Records for the exercise:
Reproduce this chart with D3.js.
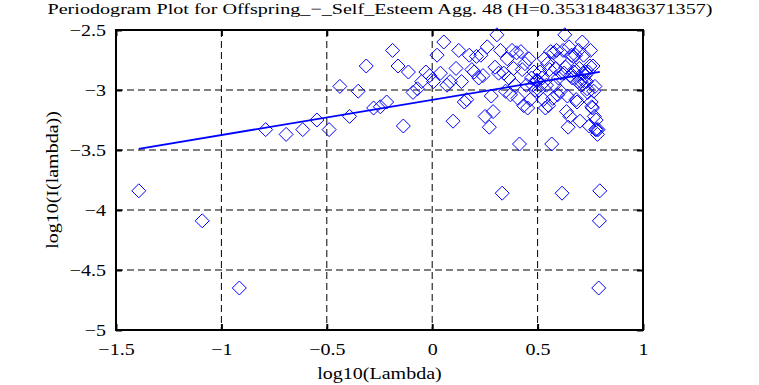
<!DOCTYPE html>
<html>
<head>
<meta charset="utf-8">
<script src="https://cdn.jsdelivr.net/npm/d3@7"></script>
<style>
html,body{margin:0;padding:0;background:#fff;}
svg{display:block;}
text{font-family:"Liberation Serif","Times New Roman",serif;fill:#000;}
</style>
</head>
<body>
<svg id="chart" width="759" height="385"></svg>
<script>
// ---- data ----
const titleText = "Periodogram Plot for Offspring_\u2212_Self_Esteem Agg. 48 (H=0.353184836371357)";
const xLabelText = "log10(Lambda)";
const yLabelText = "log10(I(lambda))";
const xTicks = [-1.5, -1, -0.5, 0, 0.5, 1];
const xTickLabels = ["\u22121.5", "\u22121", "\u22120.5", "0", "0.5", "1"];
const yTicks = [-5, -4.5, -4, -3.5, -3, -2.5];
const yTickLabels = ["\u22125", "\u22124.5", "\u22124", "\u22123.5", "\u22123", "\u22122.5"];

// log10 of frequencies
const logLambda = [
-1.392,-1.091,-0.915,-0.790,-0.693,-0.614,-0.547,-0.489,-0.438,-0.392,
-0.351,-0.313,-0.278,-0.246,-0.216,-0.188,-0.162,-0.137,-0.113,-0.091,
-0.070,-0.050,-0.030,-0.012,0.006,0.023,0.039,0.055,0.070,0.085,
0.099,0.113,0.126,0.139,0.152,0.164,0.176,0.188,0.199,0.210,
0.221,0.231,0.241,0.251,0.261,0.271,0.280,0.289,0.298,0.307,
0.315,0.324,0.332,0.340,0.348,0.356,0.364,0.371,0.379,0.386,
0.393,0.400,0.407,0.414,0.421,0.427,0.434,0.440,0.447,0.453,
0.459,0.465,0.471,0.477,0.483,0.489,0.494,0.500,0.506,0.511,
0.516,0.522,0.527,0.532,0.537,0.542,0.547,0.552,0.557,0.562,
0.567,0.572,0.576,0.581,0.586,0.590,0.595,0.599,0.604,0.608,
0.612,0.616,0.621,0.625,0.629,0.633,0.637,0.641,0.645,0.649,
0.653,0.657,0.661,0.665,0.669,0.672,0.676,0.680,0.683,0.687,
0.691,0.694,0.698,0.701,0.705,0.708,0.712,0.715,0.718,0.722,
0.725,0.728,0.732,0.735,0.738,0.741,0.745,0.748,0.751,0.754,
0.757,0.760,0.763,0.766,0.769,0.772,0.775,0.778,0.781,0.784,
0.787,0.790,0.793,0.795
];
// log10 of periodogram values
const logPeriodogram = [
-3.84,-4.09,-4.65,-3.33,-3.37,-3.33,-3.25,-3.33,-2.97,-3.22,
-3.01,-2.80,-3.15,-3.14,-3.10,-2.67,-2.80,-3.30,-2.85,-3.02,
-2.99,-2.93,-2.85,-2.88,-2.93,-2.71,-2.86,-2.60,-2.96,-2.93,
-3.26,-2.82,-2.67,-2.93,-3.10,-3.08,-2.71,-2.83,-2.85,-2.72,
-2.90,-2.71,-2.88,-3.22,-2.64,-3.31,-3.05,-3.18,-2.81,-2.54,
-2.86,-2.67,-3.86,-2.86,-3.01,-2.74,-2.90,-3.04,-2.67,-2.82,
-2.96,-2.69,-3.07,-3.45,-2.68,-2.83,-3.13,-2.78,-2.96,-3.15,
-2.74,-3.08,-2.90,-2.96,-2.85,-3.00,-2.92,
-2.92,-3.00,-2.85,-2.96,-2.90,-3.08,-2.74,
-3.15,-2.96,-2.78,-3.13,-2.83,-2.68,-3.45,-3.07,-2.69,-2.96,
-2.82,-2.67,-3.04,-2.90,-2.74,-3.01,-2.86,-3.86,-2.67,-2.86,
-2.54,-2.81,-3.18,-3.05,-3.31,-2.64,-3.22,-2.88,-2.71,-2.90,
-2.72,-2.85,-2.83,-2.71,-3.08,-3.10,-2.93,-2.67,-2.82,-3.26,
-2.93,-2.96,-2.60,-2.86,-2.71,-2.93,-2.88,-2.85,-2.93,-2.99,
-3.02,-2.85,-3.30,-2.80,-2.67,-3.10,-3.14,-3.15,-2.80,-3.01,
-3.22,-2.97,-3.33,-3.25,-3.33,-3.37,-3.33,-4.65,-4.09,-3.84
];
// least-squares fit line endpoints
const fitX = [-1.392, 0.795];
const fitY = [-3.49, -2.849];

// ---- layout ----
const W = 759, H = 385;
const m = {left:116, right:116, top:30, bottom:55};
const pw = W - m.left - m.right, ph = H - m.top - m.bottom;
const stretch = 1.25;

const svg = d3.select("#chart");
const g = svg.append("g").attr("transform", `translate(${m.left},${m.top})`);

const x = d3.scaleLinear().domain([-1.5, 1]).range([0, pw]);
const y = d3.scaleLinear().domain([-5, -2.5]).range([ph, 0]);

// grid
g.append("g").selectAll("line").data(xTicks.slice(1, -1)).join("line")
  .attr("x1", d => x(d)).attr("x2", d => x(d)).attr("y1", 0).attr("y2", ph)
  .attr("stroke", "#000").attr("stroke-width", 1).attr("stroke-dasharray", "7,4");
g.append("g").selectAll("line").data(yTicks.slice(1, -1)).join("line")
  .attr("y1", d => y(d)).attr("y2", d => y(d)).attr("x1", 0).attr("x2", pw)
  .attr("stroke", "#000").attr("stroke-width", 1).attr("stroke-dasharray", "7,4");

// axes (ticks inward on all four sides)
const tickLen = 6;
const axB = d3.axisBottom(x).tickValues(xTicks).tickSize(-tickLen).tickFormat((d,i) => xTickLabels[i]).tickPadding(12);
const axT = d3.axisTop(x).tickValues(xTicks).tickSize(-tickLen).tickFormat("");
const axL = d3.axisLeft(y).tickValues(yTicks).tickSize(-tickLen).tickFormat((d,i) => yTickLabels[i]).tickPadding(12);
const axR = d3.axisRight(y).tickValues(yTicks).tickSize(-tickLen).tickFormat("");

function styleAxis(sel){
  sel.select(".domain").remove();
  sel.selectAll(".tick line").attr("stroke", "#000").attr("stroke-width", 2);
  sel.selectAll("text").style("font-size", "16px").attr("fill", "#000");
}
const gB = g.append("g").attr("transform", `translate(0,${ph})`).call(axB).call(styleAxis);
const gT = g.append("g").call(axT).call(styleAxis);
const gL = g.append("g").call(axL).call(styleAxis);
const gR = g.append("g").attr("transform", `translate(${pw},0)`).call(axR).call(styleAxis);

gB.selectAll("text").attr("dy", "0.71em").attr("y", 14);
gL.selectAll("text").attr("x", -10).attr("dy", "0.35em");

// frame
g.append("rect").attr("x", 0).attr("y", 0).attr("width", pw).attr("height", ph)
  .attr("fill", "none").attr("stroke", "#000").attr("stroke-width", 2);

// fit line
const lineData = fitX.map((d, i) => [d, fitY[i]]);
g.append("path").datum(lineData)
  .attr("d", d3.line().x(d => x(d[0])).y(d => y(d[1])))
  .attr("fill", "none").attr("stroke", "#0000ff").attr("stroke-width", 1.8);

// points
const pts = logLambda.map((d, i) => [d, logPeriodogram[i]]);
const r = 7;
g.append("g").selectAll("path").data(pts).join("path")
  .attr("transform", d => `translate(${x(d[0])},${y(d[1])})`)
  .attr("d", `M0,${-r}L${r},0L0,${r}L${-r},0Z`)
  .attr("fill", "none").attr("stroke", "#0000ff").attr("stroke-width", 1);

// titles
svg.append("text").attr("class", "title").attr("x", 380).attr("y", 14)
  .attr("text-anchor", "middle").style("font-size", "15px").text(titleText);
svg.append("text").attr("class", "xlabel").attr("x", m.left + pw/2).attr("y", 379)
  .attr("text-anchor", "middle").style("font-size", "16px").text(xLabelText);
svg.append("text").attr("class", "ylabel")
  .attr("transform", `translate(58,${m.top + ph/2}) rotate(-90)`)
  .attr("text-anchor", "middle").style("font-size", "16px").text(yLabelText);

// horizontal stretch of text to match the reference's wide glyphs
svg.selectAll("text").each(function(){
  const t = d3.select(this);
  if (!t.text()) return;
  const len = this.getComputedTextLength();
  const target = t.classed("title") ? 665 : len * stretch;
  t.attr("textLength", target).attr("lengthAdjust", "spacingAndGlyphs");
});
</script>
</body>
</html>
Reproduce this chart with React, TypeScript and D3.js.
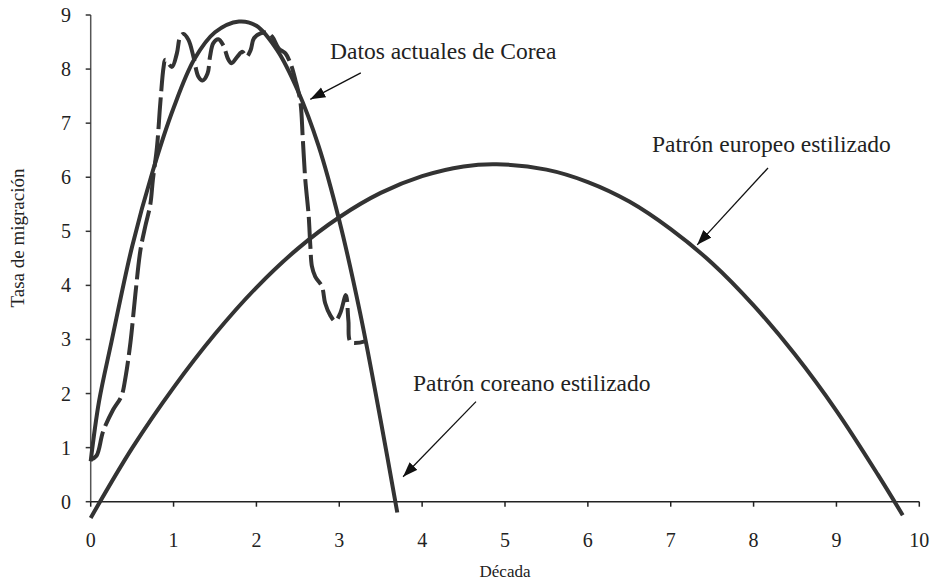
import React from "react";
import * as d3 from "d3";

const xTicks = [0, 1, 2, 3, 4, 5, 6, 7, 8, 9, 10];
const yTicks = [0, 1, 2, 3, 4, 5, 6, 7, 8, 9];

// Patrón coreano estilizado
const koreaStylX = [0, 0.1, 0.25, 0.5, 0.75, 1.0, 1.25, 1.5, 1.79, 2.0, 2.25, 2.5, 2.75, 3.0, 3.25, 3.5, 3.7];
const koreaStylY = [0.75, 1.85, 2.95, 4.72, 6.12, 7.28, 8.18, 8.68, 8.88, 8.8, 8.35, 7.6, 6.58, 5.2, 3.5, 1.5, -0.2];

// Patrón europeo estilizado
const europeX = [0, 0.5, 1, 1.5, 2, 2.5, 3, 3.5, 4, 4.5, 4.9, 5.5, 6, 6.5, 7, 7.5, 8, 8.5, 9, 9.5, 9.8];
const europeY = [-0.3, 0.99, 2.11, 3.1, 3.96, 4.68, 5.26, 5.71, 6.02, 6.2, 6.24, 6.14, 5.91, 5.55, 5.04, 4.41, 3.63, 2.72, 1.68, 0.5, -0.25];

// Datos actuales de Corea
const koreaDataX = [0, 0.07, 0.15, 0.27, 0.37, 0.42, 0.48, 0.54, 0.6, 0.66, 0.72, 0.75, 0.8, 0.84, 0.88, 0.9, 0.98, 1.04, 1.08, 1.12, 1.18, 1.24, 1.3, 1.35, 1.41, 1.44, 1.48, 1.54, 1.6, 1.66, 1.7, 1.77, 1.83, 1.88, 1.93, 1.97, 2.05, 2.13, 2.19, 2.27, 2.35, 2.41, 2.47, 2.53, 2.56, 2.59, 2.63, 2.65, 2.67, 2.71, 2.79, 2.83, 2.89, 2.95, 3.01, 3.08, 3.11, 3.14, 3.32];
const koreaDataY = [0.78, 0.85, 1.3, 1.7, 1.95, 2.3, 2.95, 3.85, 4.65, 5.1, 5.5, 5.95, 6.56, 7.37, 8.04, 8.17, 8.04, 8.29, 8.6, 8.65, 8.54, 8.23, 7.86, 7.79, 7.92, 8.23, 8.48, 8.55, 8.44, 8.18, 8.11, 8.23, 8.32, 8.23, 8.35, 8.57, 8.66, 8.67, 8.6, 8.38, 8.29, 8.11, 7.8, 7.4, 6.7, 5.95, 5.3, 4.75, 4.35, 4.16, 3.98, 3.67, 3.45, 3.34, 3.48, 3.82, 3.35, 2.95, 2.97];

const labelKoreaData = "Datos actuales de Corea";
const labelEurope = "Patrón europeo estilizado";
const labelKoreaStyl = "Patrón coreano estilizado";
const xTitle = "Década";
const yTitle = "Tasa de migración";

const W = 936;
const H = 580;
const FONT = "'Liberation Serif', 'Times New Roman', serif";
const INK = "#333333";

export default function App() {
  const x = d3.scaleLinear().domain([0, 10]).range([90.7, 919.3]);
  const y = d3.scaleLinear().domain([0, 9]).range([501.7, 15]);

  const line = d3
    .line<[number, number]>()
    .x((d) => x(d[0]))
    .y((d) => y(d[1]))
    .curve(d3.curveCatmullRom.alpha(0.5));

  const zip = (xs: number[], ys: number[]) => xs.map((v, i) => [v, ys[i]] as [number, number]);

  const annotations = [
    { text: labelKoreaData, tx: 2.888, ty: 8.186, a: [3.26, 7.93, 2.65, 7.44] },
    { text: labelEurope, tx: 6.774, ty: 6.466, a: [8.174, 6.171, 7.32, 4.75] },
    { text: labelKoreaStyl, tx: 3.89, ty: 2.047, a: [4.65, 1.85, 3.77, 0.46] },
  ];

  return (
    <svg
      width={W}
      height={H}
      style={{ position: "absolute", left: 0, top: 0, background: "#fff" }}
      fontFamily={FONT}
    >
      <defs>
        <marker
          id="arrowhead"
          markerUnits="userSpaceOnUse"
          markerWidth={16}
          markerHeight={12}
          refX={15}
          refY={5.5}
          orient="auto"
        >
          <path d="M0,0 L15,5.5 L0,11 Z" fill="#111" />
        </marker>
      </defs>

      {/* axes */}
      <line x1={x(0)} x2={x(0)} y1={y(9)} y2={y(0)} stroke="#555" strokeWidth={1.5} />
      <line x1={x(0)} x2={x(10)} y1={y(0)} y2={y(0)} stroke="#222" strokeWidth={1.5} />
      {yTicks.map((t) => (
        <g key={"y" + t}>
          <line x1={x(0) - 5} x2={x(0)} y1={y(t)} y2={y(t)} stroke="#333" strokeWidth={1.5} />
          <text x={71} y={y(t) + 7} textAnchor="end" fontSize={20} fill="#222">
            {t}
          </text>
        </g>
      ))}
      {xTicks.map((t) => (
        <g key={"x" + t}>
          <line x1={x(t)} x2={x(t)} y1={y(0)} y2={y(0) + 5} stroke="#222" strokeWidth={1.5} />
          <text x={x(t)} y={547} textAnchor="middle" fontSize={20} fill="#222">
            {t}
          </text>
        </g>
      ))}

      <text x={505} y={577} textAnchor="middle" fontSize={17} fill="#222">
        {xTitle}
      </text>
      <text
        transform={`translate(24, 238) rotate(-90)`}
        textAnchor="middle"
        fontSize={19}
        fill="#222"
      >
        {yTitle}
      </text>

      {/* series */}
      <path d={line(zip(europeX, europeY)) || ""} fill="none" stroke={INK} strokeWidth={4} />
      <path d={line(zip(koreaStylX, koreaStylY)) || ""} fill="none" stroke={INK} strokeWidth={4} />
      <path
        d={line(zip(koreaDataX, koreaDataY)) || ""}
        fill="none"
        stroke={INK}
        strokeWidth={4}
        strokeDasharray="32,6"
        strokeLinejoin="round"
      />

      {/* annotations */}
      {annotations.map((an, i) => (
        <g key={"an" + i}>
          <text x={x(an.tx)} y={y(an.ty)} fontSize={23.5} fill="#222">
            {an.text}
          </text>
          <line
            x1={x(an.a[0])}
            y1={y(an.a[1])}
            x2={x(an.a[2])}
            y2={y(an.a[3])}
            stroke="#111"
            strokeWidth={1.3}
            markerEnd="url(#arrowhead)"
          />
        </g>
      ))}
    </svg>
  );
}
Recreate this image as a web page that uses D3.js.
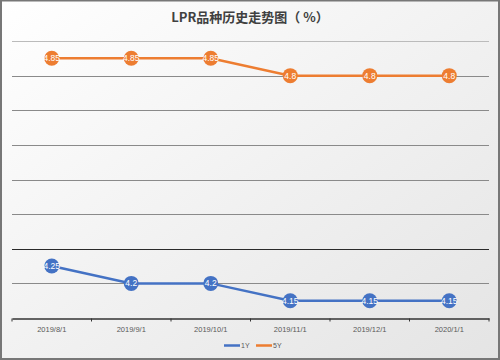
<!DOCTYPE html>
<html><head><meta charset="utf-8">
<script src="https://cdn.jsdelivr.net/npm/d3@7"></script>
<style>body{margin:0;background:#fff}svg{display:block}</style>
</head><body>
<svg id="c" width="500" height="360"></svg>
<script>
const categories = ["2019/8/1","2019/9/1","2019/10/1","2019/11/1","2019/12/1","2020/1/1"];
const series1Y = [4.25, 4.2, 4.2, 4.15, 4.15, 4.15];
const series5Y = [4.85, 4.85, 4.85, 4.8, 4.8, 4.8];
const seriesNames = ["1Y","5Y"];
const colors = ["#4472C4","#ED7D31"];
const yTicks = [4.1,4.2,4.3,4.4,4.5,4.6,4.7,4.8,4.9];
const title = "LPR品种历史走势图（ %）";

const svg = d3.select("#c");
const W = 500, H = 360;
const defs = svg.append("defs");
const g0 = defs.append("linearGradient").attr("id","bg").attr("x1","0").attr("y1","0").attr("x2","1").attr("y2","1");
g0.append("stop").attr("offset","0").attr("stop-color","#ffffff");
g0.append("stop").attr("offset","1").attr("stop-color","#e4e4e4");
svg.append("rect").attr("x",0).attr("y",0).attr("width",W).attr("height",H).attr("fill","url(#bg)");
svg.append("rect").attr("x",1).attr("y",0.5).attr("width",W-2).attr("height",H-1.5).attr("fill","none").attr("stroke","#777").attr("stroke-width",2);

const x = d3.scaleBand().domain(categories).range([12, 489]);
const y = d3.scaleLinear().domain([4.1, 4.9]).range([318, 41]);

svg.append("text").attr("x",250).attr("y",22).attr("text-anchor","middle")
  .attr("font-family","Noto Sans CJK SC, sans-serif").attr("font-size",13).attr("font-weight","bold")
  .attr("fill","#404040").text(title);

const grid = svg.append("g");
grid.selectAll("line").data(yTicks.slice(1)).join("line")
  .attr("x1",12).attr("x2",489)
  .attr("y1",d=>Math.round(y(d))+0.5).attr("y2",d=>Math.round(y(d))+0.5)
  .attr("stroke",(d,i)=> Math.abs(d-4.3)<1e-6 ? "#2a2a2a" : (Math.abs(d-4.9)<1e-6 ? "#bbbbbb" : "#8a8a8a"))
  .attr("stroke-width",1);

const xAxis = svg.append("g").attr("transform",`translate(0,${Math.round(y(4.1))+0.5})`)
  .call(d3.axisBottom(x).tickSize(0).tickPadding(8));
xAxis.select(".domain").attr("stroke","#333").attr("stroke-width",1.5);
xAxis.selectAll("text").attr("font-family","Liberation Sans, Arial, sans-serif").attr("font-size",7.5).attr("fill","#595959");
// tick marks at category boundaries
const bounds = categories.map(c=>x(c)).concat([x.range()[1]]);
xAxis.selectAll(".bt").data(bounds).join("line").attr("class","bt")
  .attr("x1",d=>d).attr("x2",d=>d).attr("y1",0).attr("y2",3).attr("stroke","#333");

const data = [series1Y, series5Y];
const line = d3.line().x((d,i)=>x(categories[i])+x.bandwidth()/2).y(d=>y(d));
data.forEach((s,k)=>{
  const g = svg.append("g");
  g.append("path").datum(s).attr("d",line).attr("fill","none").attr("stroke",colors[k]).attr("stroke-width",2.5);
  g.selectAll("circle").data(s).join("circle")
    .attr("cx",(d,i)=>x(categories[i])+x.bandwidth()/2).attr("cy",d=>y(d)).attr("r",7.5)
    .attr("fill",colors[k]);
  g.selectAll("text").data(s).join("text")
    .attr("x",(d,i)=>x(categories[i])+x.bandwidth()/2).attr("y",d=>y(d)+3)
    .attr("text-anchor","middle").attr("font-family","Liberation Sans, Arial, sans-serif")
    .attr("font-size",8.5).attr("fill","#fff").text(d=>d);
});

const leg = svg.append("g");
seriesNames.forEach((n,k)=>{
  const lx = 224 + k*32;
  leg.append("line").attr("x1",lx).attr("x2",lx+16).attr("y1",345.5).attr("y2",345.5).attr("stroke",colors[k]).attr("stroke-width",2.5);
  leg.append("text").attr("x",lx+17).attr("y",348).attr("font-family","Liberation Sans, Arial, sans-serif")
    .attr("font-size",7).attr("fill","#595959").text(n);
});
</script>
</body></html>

Aim: In the entries above, find each line with the word "React" and copy it.

Result of this exercise:
Reproduce this chart with React, TypeScript and D3.js.
import React from "react";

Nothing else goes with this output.